Editorial

L’Asie-Pacifique sur un plateau d’argent ?

Janvier 2017, Donald Trump devient le président Trump. Après une campagne intense marquée par un besoin de rendre sa gloire à l’Amérique et par une volonté de bâtir des murs pour la protéger du reste du monde, la première mesure affichée (fin novembre) est de réduire le Trans-Pacific Partnership (TPP pour les intimes) à néant.

Par Dr Antoine Martin (The Political Economy Circle)

La décision fait écho à la volonté d’un peuple (parmi d’autres) de ne plus subir la mondialisation, pour autant celle-ci pourrait desservir les États-Unis d’un point de vue politique et commercial. En particulier, la politique du président Trump est à même de porter un coup majeur au leadership de Washington et pourrait redistribuer les cartes en présentant la région Asie-Pacifique sur un plateau d’argent au reste du monde.

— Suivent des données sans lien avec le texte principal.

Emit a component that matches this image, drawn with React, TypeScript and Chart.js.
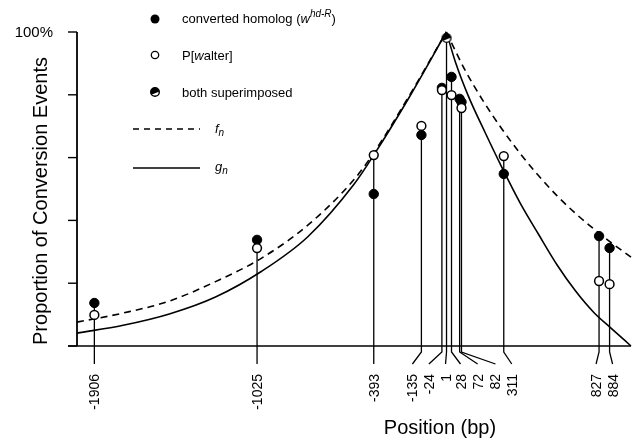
import React, { useEffect, useRef } from "react";
import { Chart, registerables } from "chart.js";
Chart.register(...registerables);

// ---- data ----
const positions = [-1906, -1025, -393, -135, -24, 1, 28, 72, 82, 311, 827, 884];
const tickLabels = ["-1906", "-1025", "-393", "-135", "-24", "1", "28", "72", "82", "311", "827", "884"];
const convertedHomolog: (number | null)[] = [13.7, 33.8, 48.4, 67.2, 82.2, null, 85.7, 78.7, 77.7, 54.8, 35.0, 31.2];
const pWalter: (number | null)[] = [9.9, 31.2, 60.8, 70.1, 81.5, null, 79.9, null, 75.8, 60.5, 20.7, 19.7];
const bothPositions = [1];
const bothValues = [98.1];

// f_n (dashed) and g_n (solid) curves, read point by point
const gLeftX = [-2000, -1750, -1500, -1250, -1000, -750, -500, -393, -200, 0];
const gLeftY = [4.1, 6.6, 10.2, 15.6, 23.8, 34.8, 51.5, 60.8, 79.3, 100];
const gRightX = [0, 50, 120, 210, 300, 400, 500, 600, 700, 800, 890, 1000];
const gRightY = [100, 90.3, 79.5, 68, 57, 45.5, 35.5, 25.8, 17.5, 10.6, 5.8, 0];
const fLeftX = [-2000, -1750, -1500, -1250, -1000, -750, -500, -393, -200, 0];
const fLeftY = [7.6, 10.5, 14.3, 20.5, 28.0, 38.5, 53.0, 61.5, 79.8, 100];
const fRightX = [0, 100, 200, 300, 400, 500, 600, 700, 800, 900, 1000];
const fRightY = [100, 88, 78, 69.2, 61.3, 54.2, 47.8, 42.2, 37.2, 32.6, 28.3];

const yTicks = [0, 20, 40, 60, 80, 100];
const X_MIN = -2000;
const X_MAX = 1000;

// layout only: pixel shift of each staggered tick label from its tick
const labelShift = [0, 0, 0, -9, -13, -1, 9, 18, 34, 8, -3, 3];

const FONT = "'Liberation Sans', Arial, Helvetica, sans-serif";

function pts(xs: number[], ys: (number | null)[]) {
  const out: { x: number; y: number }[] = [];
  xs.forEach((x, i) => {
    const y = ys[i];
    if (y !== null && y !== undefined) out.push({ x, y });
  });
  return out;
}

function drawHalf(ctx: CanvasRenderingContext2D, cx: number, cy: number, r: number) {
  ctx.save();
  ctx.beginPath();
  ctx.arc(cx, cy, r, 0, Math.PI * 2);
  ctx.fillStyle = "#fff";
  ctx.fill();
  ctx.save();
  ctx.clip();
  ctx.beginPath();
  ctx.arc(cx, cy, r + 1, Math.PI * 0.8, Math.PI * 1.95);
  ctx.closePath();
  ctx.fillStyle = "#000";
  ctx.fill();
  ctx.restore();
  ctx.beginPath();
  ctx.arc(cx, cy, r, 0, Math.PI * 2);
  ctx.lineWidth = 1.4;
  ctx.strokeStyle = "#000";
  ctx.stroke();
  ctx.restore();
}

type Part = { t: string; italic?: boolean; size?: number; dy?: number };
function drawRich(ctx: CanvasRenderingContext2D, x: number, y: number, parts: Part[], base = 13) {
  let cx = x;
  ctx.textAlign = "left";
  ctx.textBaseline = "alphabetic";
  for (const p of parts) {
    ctx.font = `${p.italic ? "italic " : ""}${p.size ?? base}px ${FONT}`;
    ctx.fillText(p.t, cx, y + (p.dy ?? 0));
    cx += ctx.measureText(p.t).width;
  }
}

const decor = {
  id: "decor",
  beforeDatasetsDraw(chart: any) {
    const ctx: CanvasRenderingContext2D = chart.ctx;
    const xs = chart.scales.x;
    const ys = chart.scales.y;
    const y0 = ys.getPixelForValue(0);
    const left = chart.chartArea.left;
    const right = chart.chartArea.right;
    ctx.save();
    ctx.strokeStyle = "#000";
    ctx.fillStyle = "#000";
    ctx.lineCap = "butt";
    // y axis
    ctx.lineWidth = 1.8;
    ctx.beginPath();
    ctx.moveTo(left, ys.getPixelForValue(100));
    ctx.lineTo(left, y0);
    ctx.stroke();
    ctx.lineWidth = 1.4;
    for (const t of yTicks) {
      const py = ys.getPixelForValue(t);
      ctx.beginPath();
      ctx.moveTo(left - 9, py);
      ctx.lineTo(left, py);
      ctx.stroke();
    }
    // baseline
    ctx.lineWidth = 1.6;
    ctx.beginPath();
    ctx.moveTo(left - 9, y0);
    ctx.lineTo(right, y0);
    ctx.stroke();
    // stems + leaders + labels
    ctx.lineWidth = 1.3;
    positions.forEach((p, i) => {
      const tx = xs.getPixelForValue(p);
      const vals = [convertedHomolog[i], pWalter[i]].filter((v) => v !== null) as number[];
      const bi = bothPositions.indexOf(p);
      if (bi >= 0) vals.push(bothValues[bi]);
      const top = Math.max(...vals);
      const lx = tx + labelShift[i];
      ctx.beginPath();
      ctx.moveTo(tx, ys.getPixelForValue(top));
      ctx.lineTo(tx, y0 + 6);
      ctx.lineTo(lx, y0 + 18);
      ctx.stroke();
      ctx.save();
      ctx.translate(lx + 5, y0 + 28);
      ctx.rotate(-Math.PI / 2);
      ctx.font = `14px ${FONT}`;
      ctx.textAlign = "right";
      ctx.textBaseline = "alphabetic";
      ctx.fillText(tickLabels[i], 0, 0);
      ctx.restore();
    });
    // 100% label
    ctx.font = `15px ${FONT}`;
    ctx.textAlign = "right";
    ctx.textBaseline = "middle";
    ctx.fillText("100%", 53, ys.getPixelForValue(100) + 1);
    // axis titles
    ctx.font = `20px ${FONT}`;
    ctx.textAlign = "center";
    ctx.textBaseline = "alphabetic";
    ctx.fillText("Position (bp)", 440, 434);
    ctx.save();
    ctx.translate(47, 201);
    ctx.rotate(-Math.PI / 2);
    ctx.fillText("Proportion of Conversion Events", 0, 0);
    ctx.restore();
    ctx.restore();
  },
  afterDraw(chart: any) {
    const ctx: CanvasRenderingContext2D = chart.ctx;
    ctx.save();
    ctx.fillStyle = "#000";
    ctx.strokeStyle = "#000";
    // filled
    ctx.beginPath();
    ctx.arc(155, 19, 4.5, 0, Math.PI * 2);
    ctx.fill();
    drawRich(ctx, 182, 23, [
      { t: "converted homolog (" },
      { t: "w", italic: true },
      { t: "hd-R", italic: true, size: 10, dy: -6 },
      { t: ")" },
    ]);
    // open
    ctx.beginPath();
    ctx.arc(155, 55, 3.7, 0, Math.PI * 2);
    ctx.fillStyle = "#fff";
    ctx.fill();
    ctx.lineWidth = 1.3;
    ctx.stroke();
    ctx.fillStyle = "#000";
    drawRich(ctx, 182, 59.5, [{ t: "P[" }, { t: "w", italic: true }, { t: "alter]" }]);
    // both
    drawHalf(ctx, 155, 92, 4.3);
    ctx.fillStyle = "#000";
    drawRich(ctx, 182, 96.5, [{ t: "both superimposed" }]);
    // f_n
    ctx.lineWidth = 1.5;
    ctx.setLineDash([6, 5]);
    ctx.beginPath();
    ctx.moveTo(133, 129);
    ctx.lineTo(200, 129);
    ctx.stroke();
    ctx.setLineDash([]);
    drawRich(ctx, 215, 133, [{ t: "f", italic: true }, { t: "n", italic: true, size: 10, dy: 3 }]);
    // g_n
    ctx.beginPath();
    ctx.moveTo(133, 168);
    ctx.lineTo(200, 168);
    ctx.stroke();
    drawRich(ctx, 215, 171, [{ t: "g", italic: true }, { t: "n", italic: true, size: 10, dy: 3 }]);
    ctx.restore();
  },
};

export default function App() {
  const ref = useRef<HTMLCanvasElement | null>(null);
  useEffect(() => {
    if (!ref.current) return;
    const img = document.createElement("canvas");
    img.width = 12;
    img.height = 12;
    const ictx = img.getContext("2d")!;
    drawHalf(ictx, 6, 6, 4.4);

    const lineBase = {
      type: "line" as const,
      borderColor: "#000",
      borderWidth: 1.6,
      pointRadius: 0,
      fill: false,
      cubicInterpolationMode: "monotone" as const,
      clip: false as any,
    };
    const chart = new Chart(ref.current, {
      type: "scatter",
      data: {
        datasets: [
          {
            type: "scatter",
            data: pts(bothPositions, bothValues),
            pointStyle: img as any,
            pointRadius: 5,
            clip: false as any,
          } as any,
          {
            type: "scatter",
            data: pts(positions, pWalter),
            pointRadius: 4.4,
            pointBackgroundColor: "#fff",
            pointBorderColor: "#000",
            pointBorderWidth: 1.5,
            clip: false as any,
          },
          {
            type: "scatter",
            data: pts(positions, convertedHomolog),
            pointRadius: 4.7,
            pointBackgroundColor: "#000",
            pointBorderColor: "#000",
            pointBorderWidth: 1,
            clip: false as any,
          },
          { ...lineBase, data: pts(fRightX, fRightY), borderDash: [7, 5] },
          { ...lineBase, data: pts(fLeftX, fLeftY), borderDash: [7, 5] },
          { ...lineBase, data: pts(gRightX, gRightY) },
          { ...lineBase, data: pts(gLeftX, gLeftY) },
        ] as any,
      },
      options: {
        animation: false,
        responsive: false,
        maintainAspectRatio: false,
        events: [],
        layout: { padding: { left: 77, right: 4, top: 32, bottom: 98 } },
        scales: {
          x: { type: "linear", min: X_MIN, max: X_MAX, display: false },
          y: { type: "linear", min: 0, max: 100, display: false },
        },
        plugins: { legend: { display: false }, tooltip: { enabled: false } },
      },
      plugins: [decor],
    });
    return () => chart.destroy();
  }, []);
  return (
    <div style={{ position: "fixed", left: 0, top: 0, width: 637, height: 444, background: "#fff" }}>
      <canvas ref={ref} width={637} height={444} style={{ width: 637, height: 444 }} />
    </div>
  );
}
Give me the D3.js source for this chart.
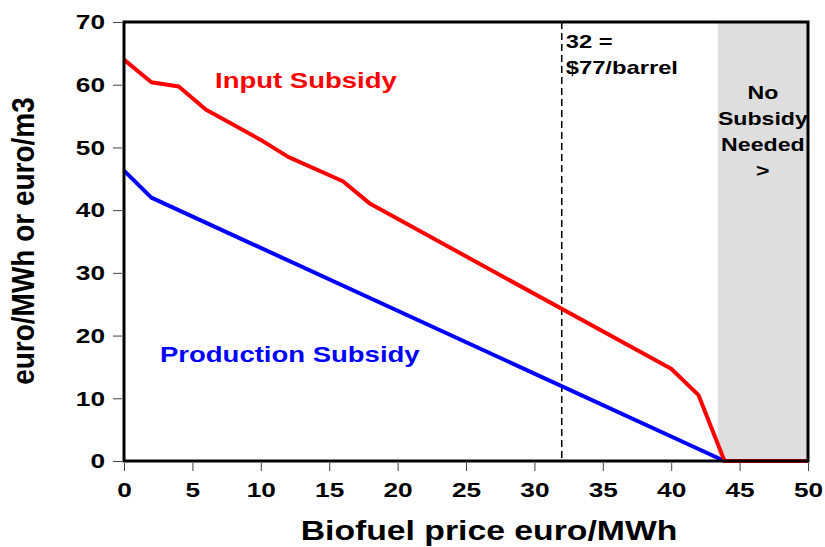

TPP : opportunités politiques manquées

En raison de l’échec des négociations de l’Organisation mondiale du commerce (OMC) depuis quinze ans, le TPP représentait une triple opportunité.

D’abord il permettait à Washington d’influencer les règles commerciales mondiales en mettant en place la zone de libre-échange régionale (douze pays) la plus importante depuis la signature du traité NAFTA dans les années 90 (entre les États-Unis, le Canada et le Mexique).

Ensuite, compte tenu de l’incapacité de la diplomatie européenne à briller sur la scène internationale à l’heure actuelle, il plaçait les États-Unis au centre (politique et économique) d’un groupe dynamique représentant environ 40 % du PIB mondial.

Ce faisant, le TPP permettait enfin à Washington de se positionner en leader rassurant du commerce mondial, volant ainsi la vedette à une Chine omniprésente et redoutée pour sa politique commerciale agressive.

En annonçant ouvertement son projet d’interrompre le TPP et en mettant en avant un protectionnisme fier, Donald Trump envoie cependant un message clair : les États-Unis se retirent du jeu, renoncent à leur leadership et, en remplaçant le libre-échange par des murs, se privent de toute capacité à orienter politiques et normes au niveau mondial et régional.

L’Asie-Pacifique se démarque politiquement

Des initiatives pro-commerce se mettent en place progressivement avec le développement croissant de l’Association des nations de l’Asie du Sud-Est (ASEAN) et de l’Asia-Pacific Economic Cooperation (APEC). Hasard du calendrier, peu après l’élection de Donald Trump les vingt-et-un pays de l’organisation de coopération de l’Asie-Pacifique (APEC) – dont les États-Unis font partie – se rassemblait à Lima, Pérou. Parmi les grandes lignes, un rejet totale du protectionnisme sous toutes ses formes, une volonté clairement affichée de poursuivre un processus d’intégration régionale poussé (davantage de coopération)…  et un message envoyé haut et fort que la région Asie-Pacifique continuera à développer une politique de développement commerciale libérale, avec ou sans les Etats-Unis.

La Chine, par ailleurs, pousse d’autres initiatives au niveau régional, dont trois accords de libre-échange potentiellement importants, une banque internationale pour l’investissement dans les infrastructures mondiales capable de concurrencer le Fond monétaire international… Inutile de préciser, donc, qu’en se retirant Washington perd vraisemblablement tout légitimité à critiquer le manque de libéralisme de Pékin et à recadrer des ambitions chinoises très disputées en matière de commerce international.

L’Asie-Pacifique sur un plateau d’argent

L’Asie-Pacifique pourrait par conséquent sortir gagnante de ces évolutions, politiquement et commercialement.De fait, certains  leaders de l’APEC par ailleurs alliés de Washington dans le cadre du TPP (Chili, Mexique, Nouvelle-Zélande) ont déjà exprimé leur intention de poursuivre autrement, sans le TPP, sans les États-Unis. Le président chinois, quant à lui, a déjà entrepris de se positionner comme un rassembleur et fervent défenseur du libre-échange mondial, quitte à déclencher quelques sourires.

Autrement dit, alors que les acteurs politiques dominants réduisent la voilure du commerce international, l’Asie-Pacifique semble avoir le vent en poupe et pourrait dans un moyen terme devenir un outsider énergique, commercialement efficace et politiquement favorable. En voulant protéger l’Amérique du reste du monde, le président Trump pourrait donc redistribuer les cartes et donner au monde – investisseurs européens d’abord – de nouvelles perspectives, offrant par la même occasion l’Asie-Pacifique sur un plateau d’argent.